An Analytical Modeling Framework For Determining Site-Specific Soil Screening Levels For Pfas
Presenter: Jacob Smith1
Co-Author(s): -
Advisor(s): Dr. Bo Guo
1Department of Hydrology and Atmospheric Sciences, University of Arizona
Vadose zones at contamination sites have accumulated a significant amount of per- and polyfluoroalkyl substances (PFAS). The long-term risks of PFAS leaching downward to contaminate the groundwater underneath may require remediation of the contaminated soils. The development of soil screening levels (SSLs) in support of determining soil remediation standards often involves backward calculations starting from a given maximum contaminant level (MCL) in groundwater.
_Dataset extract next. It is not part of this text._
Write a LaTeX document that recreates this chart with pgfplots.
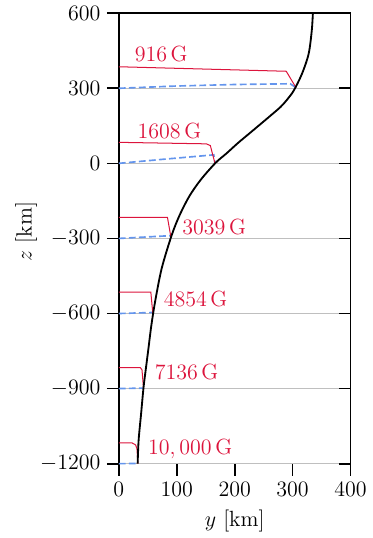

EPA's current soil-screening methodologies and frameworks were developed for non-PFAS contaminants. However, it has been widely demonstrated that the surface-active properties of PFAS lead to unique leaching and mass discharge behaviors from the vadose zone to groundwater. It is anticipated that the current soil-screening methodologies will not be applicable to PFAS. To address this critical gap, the present work aims to develop an analytical modeling framework accounting for PFAS-specific transport processes that can be used for determining site-specific SSLs for PFAS at contamination sites. Specifically, we couple a process-based analytical model for PFAS leaching in the vadose zone and a dilution factor model in the groundwater to provide an integrated framework. We demonstrate the applicability of the new modeling framework by considering two typical types of contamination sites---AFFF-impacted sites and agricultural lands that receive PFAS-impacted biosolids.